The first summons you receive from the sheriff court will detail how much money you owe and ask you to return some forms. The court will then decide how the debt should be repaid (for instance, all at once or through set instalments every month for a particular period, which may be longer than you originally agreed with your creditor) and issue your decree.
Not following these instructions and repaying the debt according to the guidelines could mean your lender starts diligence against you to recover what they’re owed. Once the decree has been issued, it will remain on your credit file for six years, which will make it extremely difficult for you to access credit like a new loan or credit card during this time.
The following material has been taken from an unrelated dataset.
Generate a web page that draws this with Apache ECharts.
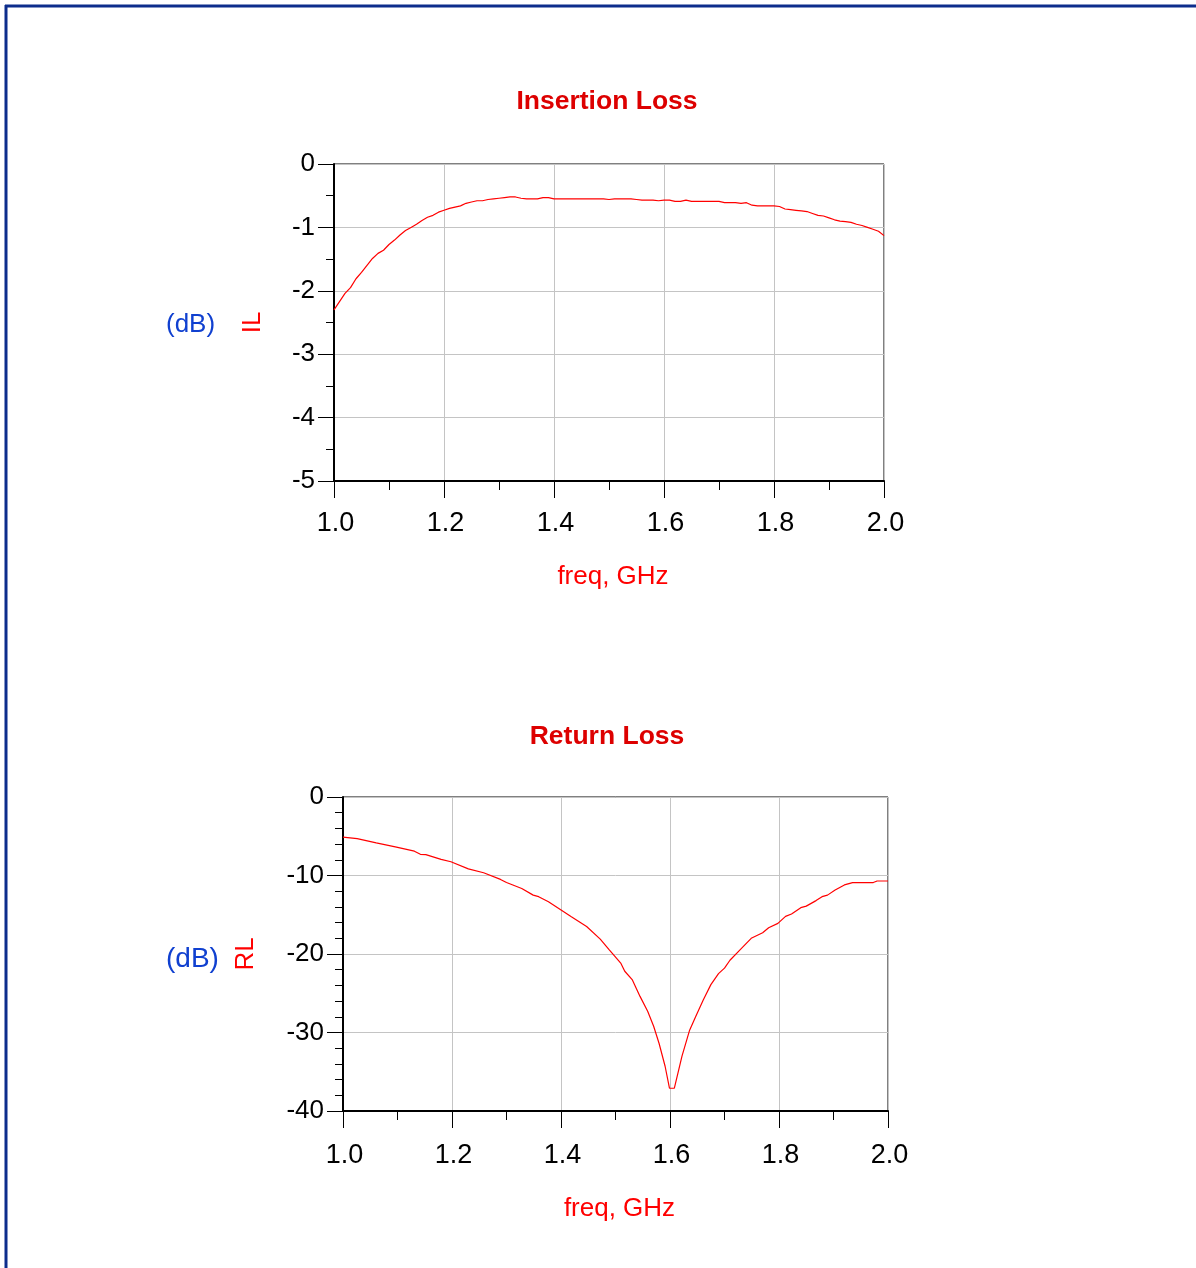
<!DOCTYPE html>
<html>
<head>
<meta charset="utf-8">
<script src="https://cdn.jsdelivr.net/npm/echarts@6/dist/echarts.min.js"></script>
<style>
html,body{margin:0;padding:0;background:#fff;}
#c{width:1196px;height:1268px;}
</style>
</head>
<body>
<div id="c"></div>
<script>
// Insertion loss (dB) vs frequency (GHz)
const ilFreq = [1.00,1.01,1.02,1.03,1.04,1.05,1.06,1.07,1.08,1.09,1.10,1.11,1.12,1.13,1.14,1.15,1.16,1.17,1.18,1.19,1.20,1.21,1.22,1.23,1.24,1.25,1.26,1.27,1.28,1.29,1.30,1.31,1.32,1.33,1.34,1.35,1.36,1.37,1.38,1.39,1.40,1.45,1.49,1.50,1.51,1.54,1.55,1.56,1.58,1.59,1.60,1.61,1.62,1.63,1.64,1.65,1.70,1.71,1.73,1.74,1.75,1.76,1.77,1.80,1.81,1.82,1.83,1.84,1.85,1.86,1.87,1.88,1.89,1.90,1.91,1.92,1.93,1.94,1.95,1.96,1.97,1.98,1.99,2.00];
const ilValues = [-2.30,-2.17,-2.04,-1.95,-1.81,-1.71,-1.60,-1.49,-1.41,-1.36,-1.27,-1.20,-1.12,-1.05,-1.00,-0.95,-0.89,-0.84,-0.81,-0.76,-0.73,-0.70,-0.68,-0.66,-0.62,-0.60,-0.58,-0.58,-0.56,-0.55,-0.54,-0.53,-0.52,-0.52,-0.54,-0.55,-0.55,-0.55,-0.53,-0.53,-0.55,-0.55,-0.55,-0.56,-0.55,-0.55,-0.56,-0.57,-0.57,-0.58,-0.57,-0.57,-0.59,-0.59,-0.57,-0.59,-0.59,-0.61,-0.61,-0.62,-0.61,-0.65,-0.66,-0.66,-0.67,-0.71,-0.72,-0.73,-0.74,-0.75,-0.78,-0.81,-0.82,-0.85,-0.88,-0.90,-0.91,-0.92,-0.95,-0.97,-1.00,-1.03,-1.06,-1.13];

// Return loss (dB) vs frequency (GHz)
const rlFreq = [1.000,1.026,1.061,1.096,1.131,1.142,1.152,1.180,1.198,1.230,1.258,1.289,1.300,1.328,1.349,1.359,1.377,1.398,1.419,1.447,1.472,1.489,1.510,1.517,1.531,1.545,1.559,1.570,1.580,1.591,1.599,1.608,1.622,1.636,1.647,1.661,1.675,1.689,1.700,1.710,1.728,1.749,1.770,1.781,1.798,1.812,1.823,1.840,1.850,1.868,1.879,1.889,1.903,1.920,1.935,1.952,1.973,1.980,2.000];
const rlValues = [-5.1,-5.3,-5.85,-6.35,-6.9,-7.3,-7.35,-7.95,-8.25,-9.15,-9.65,-10.5,-10.9,-11.65,-12.5,-12.7,-13.35,-14.3,-15.25,-16.5,-18.1,-19.5,-21.2,-22.2,-23.3,-25.4,-27.3,-29.2,-31.4,-34.3,-37.1,-37.1,-33.0,-29.7,-28.0,-25.85,-23.9,-22.5,-21.8,-20.8,-19.5,-18.0,-17.3,-16.65,-16.1,-15.2,-14.9,-14.1,-13.9,-13.2,-12.7,-12.5,-11.85,-11.2,-10.9,-10.9,-10.9,-10.7,-10.7];

const xTicks = ['1.0','1.2','1.4','1.6','1.8','2.0'];
const ilTicks = [0,-1,-2,-3,-4,-5];
const rlTicks = [0,-10,-20,-30,-40];

const titles = ['Insertion Loss','Return Loss'];
const xName = 'freq, GHz';
const yNames = ['IL','RL'];
const unitLabel = '(dB)';

const FONT = 'Arial, "Liberation Sans", Helvetica, sans-serif';

function xAxisCfg(gridIndex, nameGap, labelMargin){
  return {
    type:'value', gridIndex, min:1.0, max:2.0, interval:0.2,
    name:xName, nameLocation:'middle', nameGap,
    nameTextStyle:{color:'#ff0000', fontSize:26, fontFamily:FONT, padding:[0,0,0,8]},
    axisLine:{show:true, onZero:false, lineStyle:{color:'#000', width:2}},
    axisTick:{show:true, length:17, inside:false, lineStyle:{color:'#000', width:1}},
    minorTick:{show:true, splitNumber:2, length:9, lineStyle:{color:'#000', width:1}},
    axisLabel:{color:'#000', fontSize:27, fontFamily:FONT, margin:labelMargin, padding:[0,0,0,3], formatter:v=>v.toFixed(1)},
    splitLine:{show:true, lineStyle:{color:'#c4c4c4', width:1}}
  };
}
function yAxisCfg(gridIndex, min, interval, minorSplit, name, nameGap){
  return {
    type:'value', gridIndex, min, max:0, interval,
    name, nameLocation:'middle', nameGap, nameRotate:90,
    nameTextStyle:{color:'#ff0000', fontSize:26, fontFamily:FONT},
    axisLine:{show:true, onZero:false, lineStyle:{color:'#000', width:2}},
    axisTick:{show:true, length:16, lineStyle:{color:'#000', width:1}},
    minorTick:{show:true, splitNumber:minorSplit, length:8, lineStyle:{color:'#000', width:1}},
    axisLabel:{color:'#000', fontSize:26, fontFamily:FONT, margin:19},
    splitLine:{show:true, lineStyle:{color:'#c4c4c4', width:1}}
  };
}

const chart = echarts.init(document.getElementById('c'), null, {renderer:'canvas'});
chart.setOption({
  animation:false,
  backgroundColor:'#fff',
  title:[
    {text:titles[0], left:607, top:88, padding:0, textAlign:'center', textStyle:{color:'#dd0000', fontSize:26.5, fontWeight:'bold', fontFamily:FONT}},
    {text:titles[1], left:607, top:723, padding:0, textAlign:'center', textStyle:{color:'#dd0000', fontSize:26.5, fontWeight:'bold', fontFamily:FONT}}
  ],
  grid:[
    {left:334, top:164, width:550, height:317, show:true, borderColor:'#000', borderWidth:1, backgroundColor:'transparent'},
    {left:343, top:797, width:545, height:314, show:true, borderColor:'#000', borderWidth:1, backgroundColor:'transparent'}
  ],
  xAxis:[xAxisCfg(0,83,29), xAxisCfg(1,85,31)],
  yAxis:[yAxisCfg(0,-5,1,2,yNames[0],68), yAxisCfg(1,-40,10,5,yNames[1],84)],
  series:[
    {type:'line', xAxisIndex:0, yAxisIndex:0, data:ilFreq.map((f,i)=>[f,ilValues[i]]), showSymbol:false, lineStyle:{color:'#ff0000', width:1.2}, itemStyle:{color:'#ff0000'}},
    {type:'line', xAxisIndex:1, yAxisIndex:1, data:rlFreq.map((f,i)=>[f,rlValues[i]]), showSymbol:false, lineStyle:{color:'#ff0000', width:1.2}, itemStyle:{color:'#ff0000'}}
  ],
  graphic:[
    {type:'line', shape:{x1:5, y1:6, x2:1196, y2:6}, style:{stroke:'#0d2d8c', lineWidth:3}},
    {type:'line', shape:{x1:6, y1:5, x2:6, y2:1268}, style:{stroke:'#0d2d8c', lineWidth:3}},
    {type:'text', left:166, top:312, style:{text:unitLabel, fill:'#1040d0', fontSize:26, fontFamily:FONT}},
    {type:'text', left:166, top:945, style:{text:unitLabel, fill:'#1040d0', fontSize:28, fontFamily:FONT}}
  ]
});
</script>
</body>
</html>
What to do if you get a decree
The most important thing to do if you receive a Court Decree is to follow the instructions given by the court so that the situation doesn’t get worse. However, it’s also important not to lose hope in ever sorting out your finances.
Many of the clients we work with have received Court Decrees. We provide them with help and support, along with advising them on the different debt solutions available. If they choose one of these solutions, for which fees may be payable, we guide them through the process and provide support at every step of the way.
If you have debts you’re worried about – whether or not you’ve received a Court Decree – don’t put it off any longer and get the help you need.
*OnePoll questioned a nationally representative sample of 2,000 adults aged 18 and over between 4th April and 9th April 2014, of whom 500 were Scottish residents.Figures have been extrapolated to fit June 2012 Scottish government population projections of 5,313,600.